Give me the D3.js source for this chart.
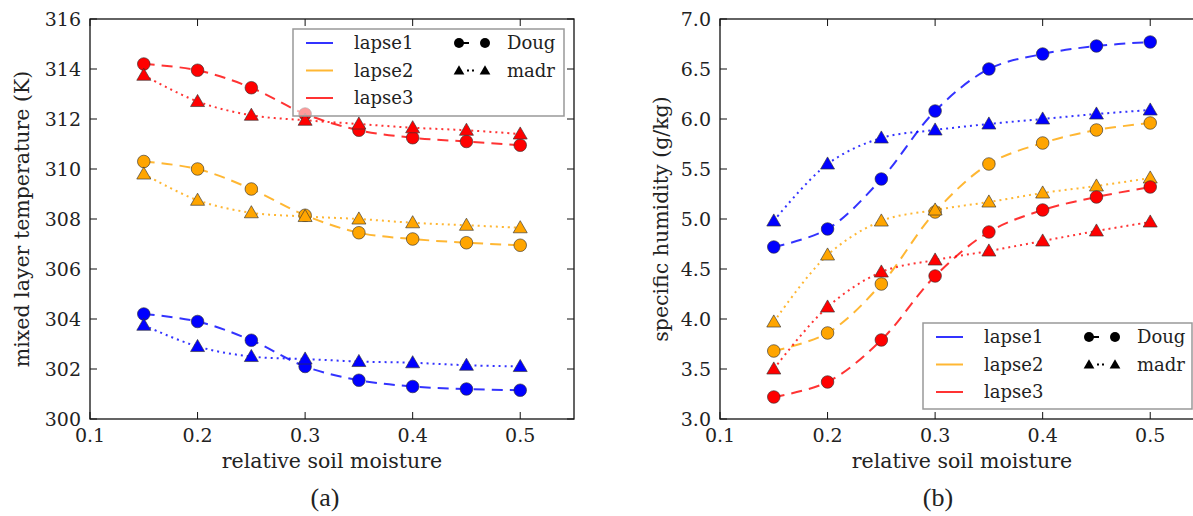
<!DOCTYPE html>
<html>
<head>
<meta charset="utf-8">
<script src="https://cdn.jsdelivr.net/npm/d3@7"></script>
<style>
  html, body { margin: 0; padding: 0; background: #fff; }
  svg { display: block; }
  text { font-family: "DejaVu Serif", serif; fill: #222; }
</style>
</head>
<body>
<svg id="fig" width="1193" height="516"></svg>
<script>
// relative soil moisture values shared by all series
const soilMoisture = [0.15, 0.20, 0.25, 0.30, 0.35, 0.40, 0.45, 0.50];

// (a) mixed layer temperature (K)
const tempLapse1Doug = [304.2, 303.9, 303.15, 302.1, 301.55, 301.3, 301.2, 301.15];
const tempLapse1Madr = [303.75, 302.9, 302.5, 302.4, 302.3, 302.25, 302.15, 302.1];
const tempLapse2Doug = [310.3, 310.0, 309.2, 308.15, 307.45, 307.2, 307.05, 306.95];
const tempLapse2Madr = [309.8, 308.75, 308.25, 308.1, 308.0, 307.85, 307.75, 307.65];
const tempLapse3Doug = [314.2, 313.95, 313.25, 312.2, 311.55, 311.25, 311.1, 310.95];
const tempLapse3Madr = [313.75, 312.7, 312.15, 311.95, 311.8, 311.65, 311.55, 311.4];

// (b) specific humidity (g/kg)
const humLapse1Doug = [4.72, 4.90, 5.40, 6.08, 6.50, 6.65, 6.73, 6.77];
const humLapse1Madr = [4.98, 5.55, 5.81, 5.89, 5.95, 6.00, 6.05, 6.09];
const humLapse2Doug = [3.68, 3.86, 4.35, 5.07, 5.55, 5.76, 5.89, 5.96];
const humLapse2Madr = [3.97, 4.64, 4.98, 5.09, 5.17, 5.26, 5.33, 5.41];
const humLapse3Doug = [3.22, 3.37, 3.79, 4.43, 4.87, 5.09, 5.22, 5.32];
const humLapse3Madr = [3.50, 4.12, 4.47, 4.59, 4.68, 4.78, 4.88, 4.97];

const xTicks = [0.1, 0.2, 0.3, 0.4, 0.5];
const xTickLabels = ["0.1", "0.2", "0.3", "0.4", "0.5"];
const tempTicks = [300, 302, 304, 306, 308, 310, 312, 314, 316];
const tempTickLabels = ["300", "302", "304", "306", "308", "310", "312", "314", "316"];
const humTicks = [3.0, 3.5, 4.0, 4.5, 5.0, 5.5, 6.0, 6.5, 7.0];
const humTickLabels = ["3.0", "3.5", "4.0", "4.5", "5.0", "5.5", "6.0", "6.5", "7.0"];

const lapseNames = ["lapse1", "lapse2", "lapse3"];
const schemeNames = ["Doug", "madr"];
const lapseColors = ["#0000ff", "#ffa500", "#ff0000"];

const DASHED = "11,7";
const DOTTED = "2,4";

const svg = d3.select("#fig");

function drawPanel(cfg) {
  const x = d3.scaleLinear().domain([0.1, 0.55]).range([cfg.left, cfg.right]);
  const y = d3.scaleLinear().domain(cfg.yDomain).range([cfg.bottom, cfg.top]);
  const g = svg.append("g");

  const clipId = "clip-" + cfg.id;
  g.append("clipPath").attr("id", clipId)
    .append("rect")
    .attr("x", cfg.left).attr("y", cfg.top)
    .attr("width", cfg.right - cfg.left).attr("height", cfg.bottom - cfg.top);

  const plot = g.append("g").attr("clip-path", `url(#${clipId})`);
  const line = d3.line()
    .x((d, i) => x(soilMoisture[i]))
    .y(d => y(d))
    .curve(d3.curveCatmullRom.alpha(0.5));

  const tri = d3.symbol().type(d3.symbolTriangle).size(85);

  cfg.series.forEach((s, k) => {
    const color = lapseColors[k];
    // Doug: dashed line with circles
    plot.append("path")
      .attr("d", line(s.doug))
      .attr("fill", "none")
      .attr("stroke", color)
      .attr("stroke-opacity", 0.8)
      .attr("stroke-width", 2)
      .attr("stroke-dasharray", DASHED);
    // madr: dotted line with triangles
    plot.append("path")
      .attr("d", line(s.madr))
      .attr("fill", "none")
      .attr("stroke", color)
      .attr("stroke-opacity", 0.8)
      .attr("stroke-width", 2)
      .attr("stroke-dasharray", DOTTED);
    plot.selectAll(null).data(s.doug).enter().append("circle")
      .attr("cx", (d, i) => x(soilMoisture[i]))
      .attr("cy", d => y(d))
      .attr("r", 6.3)
      .attr("fill", color)
      .attr("stroke", "#333")
      .attr("stroke-opacity", 0.8)
      .attr("stroke-width", 0.8);
    plot.selectAll(null).data(s.madr).enter().append("path")
      .attr("d", tri)
      .attr("transform", (d, i) => `translate(${x(soilMoisture[i])},${y(d) + 1})`)
      .attr("fill", color)
      .attr("stroke", "#333")
      .attr("stroke-opacity", 0.8)
      .attr("stroke-width", 0.8);
  });

  // axes frame with inward ticks on all four sides
  g.append("rect")
    .attr("x", cfg.left).attr("y", cfg.top)
    .attr("width", cfg.right - cfg.left).attr("height", cfg.bottom - cfg.top)
    .attr("fill", "none").attr("stroke", "#111").attr("stroke-width", 1.3);

  const tickLen = 7;
  xTicks.forEach((t, i) => {
    const px = x(t);
    g.append("line").attr("x1", px).attr("x2", px).attr("y1", cfg.bottom).attr("y2", cfg.bottom - tickLen)
      .attr("stroke", "#111").attr("stroke-width", 1);
    g.append("line").attr("x1", px).attr("x2", px).attr("y1", cfg.top).attr("y2", cfg.top + tickLen)
      .attr("stroke", "#111").attr("stroke-width", 1);
    g.append("text").attr("x", px).attr("y", cfg.bottom + 23)
      .attr("text-anchor", "middle").attr("font-size", 19)
      .text(xTickLabels[i]);
  });
  cfg.yTicks.forEach((t, i) => {
    const py = y(t);
    g.append("line").attr("x1", cfg.left).attr("x2", cfg.left + tickLen).attr("y1", py).attr("y2", py)
      .attr("stroke", "#111").attr("stroke-width", 1);
    g.append("line").attr("x1", cfg.right).attr("x2", cfg.right - tickLen).attr("y1", py).attr("y2", py)
      .attr("stroke", "#111").attr("stroke-width", 1);
    g.append("text").attr("x", cfg.left - 9).attr("y", py + 7)
      .attr("text-anchor", "end").attr("font-size", 19)
      .text(cfg.yTickLabels[i]);
  });

  g.append("text")
    .attr("x", (cfg.left + cfg.right) / 2).attr("y", cfg.bottom + 49)
    .attr("text-anchor", "middle").attr("font-size", 20.5)
    .text("relative soil moisture");
  g.append("text")
    .attr("transform", `translate(${cfg.ylabelX},${(cfg.top + cfg.bottom) / 2}) rotate(-90)`)
    .attr("text-anchor", "middle").attr("font-size", 20.5)
    .text(cfg.ylabel);
  g.append("text")
    .attr("x", cfg.captionX).attr("y", 506)
    .attr("text-anchor", "middle").attr("font-size", 26)
    .style("font-family", "'Liberation Serif', serif")
    .text(cfg.caption);

  // legend
  const L = cfg.legend;
  const lg = g.append("g");
  lg.append("rect")
    .attr("x", L.x).attr("y", L.y).attr("width", L.w).attr("height", L.h)
    .attr("fill", "#fff").attr("fill-opacity", 0.6)
    .attr("stroke", "#999").attr("stroke-width", 1.5);
  lapseNames.forEach((name, k) => {
    const ry = L.y + 14 + k * 27.5;
    lg.append("line")
      .attr("x1", L.x + 13).attr("x2", L.x + 40).attr("y1", ry).attr("y2", ry)
      .attr("stroke", lapseColors[k]).attr("stroke-opacity", 0.8).attr("stroke-width", 2);
    lg.append("text").attr("x", L.x + 61).attr("y", ry + 6)
      .attr("font-size", 18).text(name);
  });
  const mx1 = L.x + 166, mx2 = L.x + 192;
  schemeNames.forEach((name, k) => {
    const ry = L.y + 14 + k * 27.5;
    lg.append("line")
      .attr("x1", mx1).attr("x2", mx2).attr("y1", ry).attr("y2", ry)
      .attr("stroke", "#000").attr("stroke-width", 2)
      .attr("stroke-dasharray", k === 0 ? "10,30" : "0,8,2,3,2,30");
    [mx1, mx2].forEach(cx => {
      if (k === 0) {
        lg.append("circle").attr("cx", cx).attr("cy", ry).attr("r", 5).attr("fill", "#000");
      } else {
        lg.append("path").attr("d", d3.symbol().type(d3.symbolTriangle).size(50))
          .attr("transform", `translate(${cx},${ry + 1})`).attr("fill", "#000");
      }
    });
    lg.append("text").attr("x", L.x + 214).attr("y", ry + 6)
      .attr("font-size", 18).text(name);
  });
}

drawPanel({
  id: "a",
  left: 90, right: 574, top: 19, bottom: 419,
  yDomain: [300, 316],
  yTicks: tempTicks, yTickLabels: tempTickLabels,
  ylabel: "mixed layer temperature (K)", ylabelX: 29,
  caption: "(a)", captionX: 325,
  series: [
    { doug: tempLapse1Doug, madr: tempLapse1Madr },
    { doug: tempLapse2Doug, madr: tempLapse2Madr },
    { doug: tempLapse3Doug, madr: tempLapse3Madr }
  ],
  legend: { x: 293, y: 29, w: 271, h: 87 }
});

drawPanel({
  id: "b",
  left: 720, right: 1204, top: 19, bottom: 419,
  yDomain: [3.0, 7.0],
  yTicks: humTicks, yTickLabels: humTickLabels,
  ylabel: "specific humidity (g/kg)", ylabelX: 668,
  caption: "(b)", captionX: 938,
  series: [
    { doug: humLapse1Doug, madr: humLapse1Madr },
    { doug: humLapse2Doug, madr: humLapse2Madr },
    { doug: humLapse3Doug, madr: humLapse3Madr }
  ],
  legend: { x: 923, y: 323, w: 269, h: 86 }
});
</script>
</body>
</html>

--

Take the material above from its first line through the line holding "0.40, 0.45, 0.50];" and set it down exactly, without the pictures.

▶ Complete answer:
Give me the D3.js source for this chart.
<!DOCTYPE html>
<html>
<head>
<meta charset="utf-8">
<script src="https://cdn.jsdelivr.net/npm/d3@7"></script>
<style>
  html, body { margin: 0; padding: 0; background: #fff; }
  svg { display: block; }
  text { font-family: "DejaVu Serif", serif; fill: #222; }
</style>
</head>
<body>
<svg id="fig" width="1193" height="516"></svg>
<script>
// relative soil moisture values shared by all series
const soilMoisture = [0.15, 0.20, 0.25, 0.30, 0.35, 0.40, 0.45, 0.50];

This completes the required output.